Depuis quelques années, l'opéra comique français et plus particulièrement la Médée de Cherubini ont le vent en poupe en Allemagne. Ce qui est en droit de surprendre : dans ces récits aux dialogues parlés, la langue a quelque chose de suranné, n'est certes pas dénuée de charme mais demande une belle audace de mise en scène pour être remise au goût du jour. Mais voilà : dans la production berlinoise mise en scène par Andrea Breth et créée en 2018, l'œuvre présentée à la Staatsoper déçoit considérablement, desservie par une scénographie stérile, à peine sauvée du naufrage par un orchestre survolté.

L'action se déroule dans une sorte d'entrepôt souterrain, où sont dispersées des caisses en bois contenant les trésors de guerre de Jason. Un plateau tournant et un système de grillages s'ouvrant et se fermant à l'envi, un peu comme des portes de garage, donnent astucieusement de la profondeur à l'ensemble. Au lever de rideau, deux énormes sculptures de chevaux sont visibles, côte à côte, au premier plan. L'un a la tête coupée, l'autre non : on a vu éléments symboliques introduits avec plus de finesse.

C'est ce qui va poser problème, tout au long de la représentation : l'ensemble du sous-texte scénique est appuyé avec une absence de grâce toute pachydermique. Prenons pour exemple ce moment très gênant du deuxième acte où Dircé vêtue de sa robe « toison d'or » s'installe sur un podium, comme lors d'une vente aux enchères, et où la procession du chœur en costumes de soirée la couvre peu à peu de billets de banque ; ou le duo Médée/Jason de la première partie, où ce dernier agite un tissu comme un torero devant une Médée enragée, rappelant avec maladresse les exploits de Jason domptant les taureaux de Colchide.

On pourrait en dire autant de la direction d'acteurs. Les dialogues parlés, déjà tronqués jusqu'à la moelle, sont autant de moments embarrassants, tant pour le public que pour les chanteurs qui ne savent pas vraiment que faire de leurs corps.

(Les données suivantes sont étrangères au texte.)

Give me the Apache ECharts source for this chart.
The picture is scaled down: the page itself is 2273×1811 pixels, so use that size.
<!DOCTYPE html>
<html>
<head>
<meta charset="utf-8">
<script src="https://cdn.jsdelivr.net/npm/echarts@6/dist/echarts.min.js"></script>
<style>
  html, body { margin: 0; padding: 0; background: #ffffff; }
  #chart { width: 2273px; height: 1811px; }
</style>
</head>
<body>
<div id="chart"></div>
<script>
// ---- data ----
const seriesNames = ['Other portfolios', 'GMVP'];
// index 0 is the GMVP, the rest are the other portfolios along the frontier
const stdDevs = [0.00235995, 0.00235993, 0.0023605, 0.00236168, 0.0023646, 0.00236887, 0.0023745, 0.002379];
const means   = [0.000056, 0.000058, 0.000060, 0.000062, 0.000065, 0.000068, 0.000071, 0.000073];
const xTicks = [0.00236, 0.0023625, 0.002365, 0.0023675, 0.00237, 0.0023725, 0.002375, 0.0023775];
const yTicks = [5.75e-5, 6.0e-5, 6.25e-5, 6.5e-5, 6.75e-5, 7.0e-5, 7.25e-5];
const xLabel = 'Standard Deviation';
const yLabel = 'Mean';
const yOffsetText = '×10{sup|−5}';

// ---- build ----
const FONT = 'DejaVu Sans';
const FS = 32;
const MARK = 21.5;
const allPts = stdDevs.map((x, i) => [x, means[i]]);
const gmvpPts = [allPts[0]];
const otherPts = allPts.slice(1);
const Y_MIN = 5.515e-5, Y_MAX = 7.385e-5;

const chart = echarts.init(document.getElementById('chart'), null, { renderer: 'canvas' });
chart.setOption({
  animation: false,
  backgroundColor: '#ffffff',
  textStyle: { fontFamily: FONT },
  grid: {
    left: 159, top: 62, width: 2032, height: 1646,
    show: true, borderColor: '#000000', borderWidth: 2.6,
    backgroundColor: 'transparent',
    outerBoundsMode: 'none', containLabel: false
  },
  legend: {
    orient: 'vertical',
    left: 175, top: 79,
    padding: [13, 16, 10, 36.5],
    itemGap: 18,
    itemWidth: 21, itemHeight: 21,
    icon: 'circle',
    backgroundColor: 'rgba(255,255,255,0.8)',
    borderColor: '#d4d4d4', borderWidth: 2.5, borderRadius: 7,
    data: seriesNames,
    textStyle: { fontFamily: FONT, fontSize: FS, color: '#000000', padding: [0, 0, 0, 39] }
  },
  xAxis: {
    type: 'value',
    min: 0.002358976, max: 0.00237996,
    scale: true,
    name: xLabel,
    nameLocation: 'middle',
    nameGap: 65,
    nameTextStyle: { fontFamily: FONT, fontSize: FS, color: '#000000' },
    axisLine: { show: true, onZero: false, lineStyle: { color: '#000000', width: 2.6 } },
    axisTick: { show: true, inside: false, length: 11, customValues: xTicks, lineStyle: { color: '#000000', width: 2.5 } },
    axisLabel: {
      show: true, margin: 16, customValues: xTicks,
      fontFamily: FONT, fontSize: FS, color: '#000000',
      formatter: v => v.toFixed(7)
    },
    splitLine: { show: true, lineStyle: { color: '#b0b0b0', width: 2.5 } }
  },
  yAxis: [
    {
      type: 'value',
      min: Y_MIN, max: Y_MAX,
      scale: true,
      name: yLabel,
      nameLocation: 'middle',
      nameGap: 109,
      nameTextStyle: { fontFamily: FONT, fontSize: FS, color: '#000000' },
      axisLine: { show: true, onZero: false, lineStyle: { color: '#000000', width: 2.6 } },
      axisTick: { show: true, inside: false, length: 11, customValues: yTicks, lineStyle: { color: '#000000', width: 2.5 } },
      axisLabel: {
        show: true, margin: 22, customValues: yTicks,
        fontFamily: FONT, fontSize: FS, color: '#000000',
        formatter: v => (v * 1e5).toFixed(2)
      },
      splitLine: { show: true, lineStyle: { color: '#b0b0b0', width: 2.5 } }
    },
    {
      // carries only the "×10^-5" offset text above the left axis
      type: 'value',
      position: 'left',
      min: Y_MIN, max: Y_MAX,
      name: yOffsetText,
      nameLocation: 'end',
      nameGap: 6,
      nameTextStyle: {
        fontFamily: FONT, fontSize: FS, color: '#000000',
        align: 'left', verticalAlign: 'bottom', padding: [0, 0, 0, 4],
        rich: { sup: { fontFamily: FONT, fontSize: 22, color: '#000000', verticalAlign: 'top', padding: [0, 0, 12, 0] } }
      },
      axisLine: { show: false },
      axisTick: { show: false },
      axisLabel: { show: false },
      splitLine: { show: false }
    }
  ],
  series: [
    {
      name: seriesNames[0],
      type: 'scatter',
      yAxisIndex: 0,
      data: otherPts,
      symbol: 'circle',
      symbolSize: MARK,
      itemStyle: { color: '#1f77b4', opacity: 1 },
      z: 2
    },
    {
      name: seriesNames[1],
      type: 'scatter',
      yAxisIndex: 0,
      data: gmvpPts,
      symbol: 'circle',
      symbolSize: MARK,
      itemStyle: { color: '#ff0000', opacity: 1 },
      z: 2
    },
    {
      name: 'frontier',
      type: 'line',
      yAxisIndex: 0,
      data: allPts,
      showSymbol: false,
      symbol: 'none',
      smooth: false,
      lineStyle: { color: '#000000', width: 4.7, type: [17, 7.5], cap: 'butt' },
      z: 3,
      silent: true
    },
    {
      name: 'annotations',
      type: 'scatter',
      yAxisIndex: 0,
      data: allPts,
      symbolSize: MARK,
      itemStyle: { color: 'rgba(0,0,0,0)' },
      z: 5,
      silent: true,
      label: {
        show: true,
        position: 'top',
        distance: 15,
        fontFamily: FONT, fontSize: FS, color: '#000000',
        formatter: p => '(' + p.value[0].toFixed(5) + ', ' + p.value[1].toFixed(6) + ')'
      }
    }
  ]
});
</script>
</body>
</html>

Chacun semble s'être trouvé un gimmick qu'il répète à volonté, empêchant ainsi toute évolution psychologique de son personnage. Médée, par exemple, adoptera le même ton grave et nasillard, le même regard aux sourcils froncés, et multipliera les tours sur elle-même, bras écartés, de la première à la dernière minute de l'opéra. Créon campera quant à lui la posture quasi-vaudevillesque du « papa mécontent », souverain sévère mais juste, qui gronde du doigt en se tenant droit dans ses bottes. Et l'on ne s'attardera pas sur les trop nombreuses erreurs techniques, les personnages trébuchant à répétition sur des éléments de décor, Médée donnant une fausse gifle qui ne trompera personne... On peine à trouver quelque chose d'efficace dans cet imbroglio scénique.

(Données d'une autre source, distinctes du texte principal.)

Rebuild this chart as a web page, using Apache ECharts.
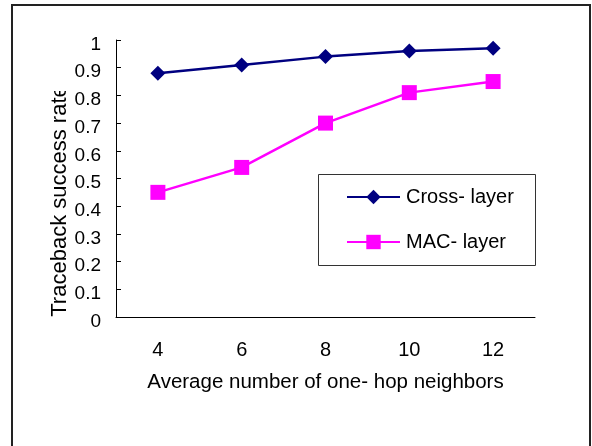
<!DOCTYPE html>
<html>
<head>
<meta charset="utf-8">
<script src="https://cdn.jsdelivr.net/npm/echarts@6/dist/echarts.min.js"></script>
<style>
  html, body { margin: 0; padding: 0; background: #fff; }
  #chart { width: 592px; height: 446px; }
</style>
</head>
<body>
<div id="chart"></div>
<script>
// Average number of one-hop neighbors
const neighbors = ['4', '6', '8', '10', '12'];
// Traceback success rate per scheme
const crossLayer = [0.88, 0.91, 0.94, 0.96, 0.97];
const macLayer = [0.45, 0.54, 0.70, 0.81, 0.85];

const FONT = '"Liberation Sans", Arial, sans-serif';

const chart = echarts.init(document.getElementById('chart'), null, { renderer: 'canvas' });

chart.setOption({
  animation: false,
  backgroundColor: '#ffffff',
  grid: { left: 116, right: 57, top: 40, bottom: 129, containLabel: false },
  xAxis: {
    type: 'category',
    data: neighbors,
    boundaryGap: true,
    name: 'Average number of one- hop neighbors',
    nameLocation: 'middle',
    nameGap: 55,
    nameTextStyle: { fontFamily: FONT, fontSize: 20.5, color: '#000' },
    axisLine: { lineStyle: { color: '#000', width: 1 } },
    axisTick: { inside: true, length: 6, alignWithLabel: false, lineStyle: { color: '#000' } },
    axisLabel: { fontFamily: FONT, fontSize: 20, color: '#000', margin: 23 },
    splitLine: { show: false }
  },
  yAxis: {
    type: 'value',
    min: 0,
    max: 1,
    interval: 0.1,
    name: 'Traceback success rate',
    nameLocation: 'middle',
    nameMoveOverlap: false,
    nameGap: 45,
    nameTextStyle: { fontFamily: FONT, fontSize: 22, color: '#000', padding: [0, 45, 0, 0] },
    axisLine: { show: true, lineStyle: { color: '#000', width: 1 } },
    axisTick: { show: true, inside: true, length: 5, lineStyle: { color: '#000' } },
    axisLabel: {
      fontFamily: FONT, fontSize: 19, color: '#000', margin: 15,
      verticalAlign: 'top',
      lineHeight: 9,
      formatter: v => String(Math.round(v * 10) / 10)
    },
    splitLine: { show: false }
  },
  legend: {
    orient: 'vertical',
    left: 346,
    top: 187,
    padding: 0,
    itemWidth: 53,
    itemHeight: 18,
    itemGap: 25,
    textStyle: { fontFamily: FONT, fontSize: 20, color: '#000', padding: [0, 0, 0, 1] },
    data: ['Cross- layer', 'MAC- layer']
  },
  series: [
    {
      name: 'Cross- layer',
      type: 'line',
      data: crossLayer,
      symbol: 'diamond',
      symbolSize: [15, 15],
      showAllSymbol: true,
      lineStyle: { color: '#000080', width: 2.5 },
      itemStyle: { color: '#000080' }
    },
    {
      name: 'MAC- layer',
      type: 'line',
      data: macLayer,
      symbol: 'rect',
      symbolSize: [15, 15],
      showAllSymbol: true,
      lineStyle: { color: '#ff00ff', width: 2.5 },
      itemStyle: { color: '#ff00ff' }
    }
  ],
  graphic: [
    // outer frame around the whole figure
    {
      type: 'rect',
      shape: { x: 12, y: 5, width: 578, height: 470 },
      style: { fill: 'none', stroke: '#222', lineWidth: 2 },
      z: 100
    },
    // legend box
    {
      type: 'rect',
      shape: { x: 318.5, y: 174.5, width: 217, height: 91 },
      style: { fill: 'none', stroke: '#333', lineWidth: 1 },
      z: 100
    },
    // the axis title box is narrower than its text, so the top end is cut off
    {
      type: 'rect',
      shape: { x: 40, y: 40, width: 34, height: 51 },
      style: { fill: '#ffffff' },
      z: 99
    }
  ]
});
</script>
</body>
</html>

Musicalement, c'est déjà mieux. Sonya Yoncheva, star parmi les stars dans le rôle-titre, envoûte par son timbre plaintif, servi par un des plus beaux legato de notre époque. On songe immédiatement à la Callas des années 50, dans les traces de laquelle la chanteuse bulgare souhaitait certainement s'inscrire – quitte à parfois frôler la caricature, peu aidée en cela par la vision antique, pétrie de stéréotypes, proposée par Andrea Breth. En Dircé, Slávka Zámečníková est excellente. Son timbre est riche et brillant, à l'image de la robe dorée qu'elle revêt au début de l'opéra.

Côté masculin, c'est plus compliqué : Francesco Demuro ne convainc pas en Jason, la projection est trop brutale, il y a quelque chose de forcé dans le timbre qu'on digère mal. Et que dire de Iain Paterson (Créon) dont la voix, pourtant chaleureuse, peine à dominer l'orchestre ! À ce sujet, on peut encore dire un mot de la tendance contre-intuitive de la mise en scène, qui place le chanteur en fond de scène aux moments où il a le plus besoin de se faire entendre, ou qui exige de Zámečníková qu'elle chante son plus beau pianissimo... derrière une porte, en direction des coulisses.

Dans la fosse, l'énergique Oksana Lyniv dirige un rutilant orchestre de la Staatskapelle, absolument parfait et même sublime par moments (quelles langoureuses interventions du basson !). On préférera donc fermer les yeux et profiter des qualités musicales de la production, pour en oublier la maladroite scénographie.